Source code of charts:
•••
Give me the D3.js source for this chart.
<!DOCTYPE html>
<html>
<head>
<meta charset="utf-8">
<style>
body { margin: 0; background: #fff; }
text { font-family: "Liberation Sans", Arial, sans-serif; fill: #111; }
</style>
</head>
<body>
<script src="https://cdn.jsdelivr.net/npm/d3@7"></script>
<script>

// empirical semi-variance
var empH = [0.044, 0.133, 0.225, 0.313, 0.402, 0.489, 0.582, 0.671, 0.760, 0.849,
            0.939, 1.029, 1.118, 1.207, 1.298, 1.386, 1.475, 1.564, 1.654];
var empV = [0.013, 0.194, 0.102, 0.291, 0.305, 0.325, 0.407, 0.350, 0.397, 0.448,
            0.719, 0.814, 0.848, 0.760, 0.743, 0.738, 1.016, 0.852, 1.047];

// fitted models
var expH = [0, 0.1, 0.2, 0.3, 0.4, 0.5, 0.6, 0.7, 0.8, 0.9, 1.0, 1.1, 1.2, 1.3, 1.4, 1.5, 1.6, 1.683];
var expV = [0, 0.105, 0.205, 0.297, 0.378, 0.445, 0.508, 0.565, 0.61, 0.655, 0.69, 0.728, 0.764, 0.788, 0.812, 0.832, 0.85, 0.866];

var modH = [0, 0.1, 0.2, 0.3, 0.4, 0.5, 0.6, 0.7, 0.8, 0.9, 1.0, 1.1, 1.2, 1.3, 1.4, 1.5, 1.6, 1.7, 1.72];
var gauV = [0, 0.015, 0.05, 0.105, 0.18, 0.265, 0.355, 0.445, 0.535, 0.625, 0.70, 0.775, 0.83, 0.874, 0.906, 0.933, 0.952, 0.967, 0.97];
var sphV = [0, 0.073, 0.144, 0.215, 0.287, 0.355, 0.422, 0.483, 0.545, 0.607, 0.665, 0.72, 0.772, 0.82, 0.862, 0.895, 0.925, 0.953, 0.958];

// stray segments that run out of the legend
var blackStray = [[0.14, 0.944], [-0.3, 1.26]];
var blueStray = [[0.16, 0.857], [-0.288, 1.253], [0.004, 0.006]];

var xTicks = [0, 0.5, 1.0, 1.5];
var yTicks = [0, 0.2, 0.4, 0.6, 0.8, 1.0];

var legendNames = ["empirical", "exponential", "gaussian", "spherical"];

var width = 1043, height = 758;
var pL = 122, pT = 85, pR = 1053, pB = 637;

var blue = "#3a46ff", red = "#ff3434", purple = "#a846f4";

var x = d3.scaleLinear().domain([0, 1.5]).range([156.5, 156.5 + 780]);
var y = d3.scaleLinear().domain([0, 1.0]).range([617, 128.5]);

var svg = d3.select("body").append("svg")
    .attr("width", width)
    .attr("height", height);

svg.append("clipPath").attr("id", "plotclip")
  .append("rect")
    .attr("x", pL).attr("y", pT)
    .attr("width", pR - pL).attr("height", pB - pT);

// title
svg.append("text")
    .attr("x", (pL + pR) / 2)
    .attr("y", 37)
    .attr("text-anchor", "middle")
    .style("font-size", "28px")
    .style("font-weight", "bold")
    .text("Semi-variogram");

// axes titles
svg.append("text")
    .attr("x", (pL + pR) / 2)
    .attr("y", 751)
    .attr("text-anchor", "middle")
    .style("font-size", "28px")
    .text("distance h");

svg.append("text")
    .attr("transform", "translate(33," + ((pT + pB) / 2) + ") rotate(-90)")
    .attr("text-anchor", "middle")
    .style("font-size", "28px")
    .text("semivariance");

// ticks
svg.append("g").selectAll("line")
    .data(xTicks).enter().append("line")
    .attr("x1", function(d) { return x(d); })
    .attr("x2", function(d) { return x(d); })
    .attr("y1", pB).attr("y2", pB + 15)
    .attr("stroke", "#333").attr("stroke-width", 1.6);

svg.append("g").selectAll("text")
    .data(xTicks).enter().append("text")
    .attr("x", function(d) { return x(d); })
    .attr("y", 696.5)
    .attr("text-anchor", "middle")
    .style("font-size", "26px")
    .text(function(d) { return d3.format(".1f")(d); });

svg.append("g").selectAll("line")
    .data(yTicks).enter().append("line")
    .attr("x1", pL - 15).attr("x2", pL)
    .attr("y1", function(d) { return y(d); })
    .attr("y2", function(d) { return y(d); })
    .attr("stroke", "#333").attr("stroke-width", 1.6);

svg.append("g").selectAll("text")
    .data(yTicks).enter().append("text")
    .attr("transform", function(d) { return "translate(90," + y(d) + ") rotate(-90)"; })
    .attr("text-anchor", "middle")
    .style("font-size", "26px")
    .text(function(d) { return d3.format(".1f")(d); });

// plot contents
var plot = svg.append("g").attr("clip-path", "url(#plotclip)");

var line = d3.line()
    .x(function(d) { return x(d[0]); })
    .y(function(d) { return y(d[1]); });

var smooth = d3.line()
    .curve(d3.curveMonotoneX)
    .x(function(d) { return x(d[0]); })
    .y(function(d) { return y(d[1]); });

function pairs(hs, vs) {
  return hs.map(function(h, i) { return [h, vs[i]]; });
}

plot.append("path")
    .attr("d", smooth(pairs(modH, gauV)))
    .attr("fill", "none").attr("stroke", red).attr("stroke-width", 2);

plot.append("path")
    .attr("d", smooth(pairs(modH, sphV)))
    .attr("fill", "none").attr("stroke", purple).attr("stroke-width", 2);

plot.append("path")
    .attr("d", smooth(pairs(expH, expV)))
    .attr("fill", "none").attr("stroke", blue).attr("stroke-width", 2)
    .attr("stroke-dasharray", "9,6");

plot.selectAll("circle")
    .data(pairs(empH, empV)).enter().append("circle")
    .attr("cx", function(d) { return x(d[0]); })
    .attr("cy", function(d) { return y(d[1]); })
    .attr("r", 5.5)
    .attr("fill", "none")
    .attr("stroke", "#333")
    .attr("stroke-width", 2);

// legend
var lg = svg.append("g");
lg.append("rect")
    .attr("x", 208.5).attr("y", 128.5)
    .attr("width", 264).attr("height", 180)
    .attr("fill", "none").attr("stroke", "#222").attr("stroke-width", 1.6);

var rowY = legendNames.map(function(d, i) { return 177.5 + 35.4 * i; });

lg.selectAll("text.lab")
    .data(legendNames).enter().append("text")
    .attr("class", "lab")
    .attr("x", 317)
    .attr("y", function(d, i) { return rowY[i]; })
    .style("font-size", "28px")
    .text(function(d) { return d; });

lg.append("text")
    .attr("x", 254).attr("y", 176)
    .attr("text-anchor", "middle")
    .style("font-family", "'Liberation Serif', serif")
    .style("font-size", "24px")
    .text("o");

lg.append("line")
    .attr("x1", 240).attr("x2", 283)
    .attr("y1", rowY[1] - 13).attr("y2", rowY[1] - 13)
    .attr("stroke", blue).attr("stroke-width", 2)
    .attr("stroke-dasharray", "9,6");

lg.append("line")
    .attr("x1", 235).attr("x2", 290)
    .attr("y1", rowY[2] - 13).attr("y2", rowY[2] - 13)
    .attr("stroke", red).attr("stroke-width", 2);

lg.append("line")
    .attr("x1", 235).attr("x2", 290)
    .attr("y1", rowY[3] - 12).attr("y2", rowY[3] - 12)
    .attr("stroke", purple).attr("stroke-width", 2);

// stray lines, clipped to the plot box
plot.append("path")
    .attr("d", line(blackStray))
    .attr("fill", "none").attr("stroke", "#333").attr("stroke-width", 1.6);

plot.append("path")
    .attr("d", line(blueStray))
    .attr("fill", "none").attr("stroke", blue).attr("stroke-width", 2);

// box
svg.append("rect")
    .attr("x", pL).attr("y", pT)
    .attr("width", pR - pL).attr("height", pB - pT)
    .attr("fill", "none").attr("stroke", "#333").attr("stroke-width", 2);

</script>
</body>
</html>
•••
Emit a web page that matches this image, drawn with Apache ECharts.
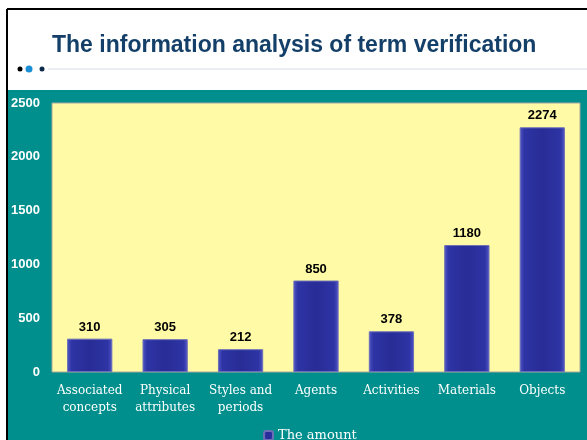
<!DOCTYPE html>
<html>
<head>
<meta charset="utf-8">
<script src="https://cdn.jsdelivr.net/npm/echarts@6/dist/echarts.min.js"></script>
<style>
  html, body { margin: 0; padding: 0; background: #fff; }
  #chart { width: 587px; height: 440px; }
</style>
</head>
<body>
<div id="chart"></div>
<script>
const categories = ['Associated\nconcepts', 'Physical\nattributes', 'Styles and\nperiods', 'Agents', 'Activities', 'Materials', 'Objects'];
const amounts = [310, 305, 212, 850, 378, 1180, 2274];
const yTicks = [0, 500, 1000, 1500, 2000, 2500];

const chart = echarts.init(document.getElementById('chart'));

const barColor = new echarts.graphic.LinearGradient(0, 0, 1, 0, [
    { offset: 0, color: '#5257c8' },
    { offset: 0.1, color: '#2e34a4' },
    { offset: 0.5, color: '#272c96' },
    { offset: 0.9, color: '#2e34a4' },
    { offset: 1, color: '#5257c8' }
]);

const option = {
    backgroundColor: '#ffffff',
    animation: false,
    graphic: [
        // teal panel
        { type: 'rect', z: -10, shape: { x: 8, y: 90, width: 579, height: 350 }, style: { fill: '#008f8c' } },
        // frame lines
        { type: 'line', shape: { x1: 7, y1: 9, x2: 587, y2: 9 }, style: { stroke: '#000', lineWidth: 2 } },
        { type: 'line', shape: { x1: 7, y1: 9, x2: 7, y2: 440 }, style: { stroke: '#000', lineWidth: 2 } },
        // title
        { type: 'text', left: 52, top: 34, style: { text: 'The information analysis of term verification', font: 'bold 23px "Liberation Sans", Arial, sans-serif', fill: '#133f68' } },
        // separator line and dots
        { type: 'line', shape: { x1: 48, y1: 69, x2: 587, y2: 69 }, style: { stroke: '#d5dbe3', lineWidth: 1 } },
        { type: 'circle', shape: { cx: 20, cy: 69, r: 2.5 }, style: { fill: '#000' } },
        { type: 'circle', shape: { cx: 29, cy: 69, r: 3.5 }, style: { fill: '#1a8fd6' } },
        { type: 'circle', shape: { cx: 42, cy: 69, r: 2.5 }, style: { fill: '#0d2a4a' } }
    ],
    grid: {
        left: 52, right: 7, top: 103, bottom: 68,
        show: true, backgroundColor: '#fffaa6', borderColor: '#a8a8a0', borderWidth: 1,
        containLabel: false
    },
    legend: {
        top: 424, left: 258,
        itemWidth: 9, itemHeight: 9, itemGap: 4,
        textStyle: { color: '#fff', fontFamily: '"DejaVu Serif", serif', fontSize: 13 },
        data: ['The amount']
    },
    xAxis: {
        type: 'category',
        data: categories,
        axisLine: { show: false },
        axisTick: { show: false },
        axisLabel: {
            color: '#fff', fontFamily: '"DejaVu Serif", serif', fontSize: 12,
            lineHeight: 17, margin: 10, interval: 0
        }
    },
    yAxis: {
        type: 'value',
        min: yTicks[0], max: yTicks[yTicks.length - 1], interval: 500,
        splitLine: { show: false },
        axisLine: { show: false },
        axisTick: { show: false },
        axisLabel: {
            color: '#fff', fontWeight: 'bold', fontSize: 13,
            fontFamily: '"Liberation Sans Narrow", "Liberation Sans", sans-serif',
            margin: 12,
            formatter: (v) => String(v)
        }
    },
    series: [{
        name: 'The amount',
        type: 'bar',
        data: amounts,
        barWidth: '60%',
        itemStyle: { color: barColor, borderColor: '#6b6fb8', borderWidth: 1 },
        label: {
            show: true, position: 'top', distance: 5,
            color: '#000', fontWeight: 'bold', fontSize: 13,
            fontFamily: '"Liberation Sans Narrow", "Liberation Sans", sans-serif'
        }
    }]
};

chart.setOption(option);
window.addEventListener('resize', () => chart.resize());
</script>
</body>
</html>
•••
Exercise task
Exactly repeat the lines from the line with "Give me the D3.js source for this chart." to the line with "0.832, 0.85, 0.866];", including both, and output nothing else.

Response for this exercise
Give me the D3.js source for this chart.
<!DOCTYPE html>
<html>
<head>
<meta charset="utf-8">
<style>
body { margin: 0; background: #fff; }
text { font-family: "Liberation Sans", Arial, sans-serif; fill: #111; }
</style>
</head>
<body>
<script src="https://cdn.jsdelivr.net/npm/d3@7"></script>
<script>

// empirical semi-variance
var empH = [0.044, 0.133, 0.225, 0.313, 0.402, 0.489, 0.582, 0.671, 0.760, 0.849,
            0.939, 1.029, 1.118, 1.207, 1.298, 1.386, 1.475, 1.564, 1.654];
var empV = [0.013, 0.194, 0.102, 0.291, 0.305, 0.325, 0.407, 0.350, 0.397, 0.448,
            0.719, 0.814, 0.848, 0.760, 0.743, 0.738, 1.016, 0.852, 1.047];

// fitted models
var expH = [0, 0.1, 0.2, 0.3, 0.4, 0.5, 0.6, 0.7, 0.8, 0.9, 1.0, 1.1, 1.2, 1.3, 1.4, 1.5, 1.6, 1.683];
var expV = [0, 0.105, 0.205, 0.297, 0.378, 0.445, 0.508, 0.565, 0.61, 0.655, 0.69, 0.728, 0.764, 0.788, 0.812, 0.832, 0.85, 0.866];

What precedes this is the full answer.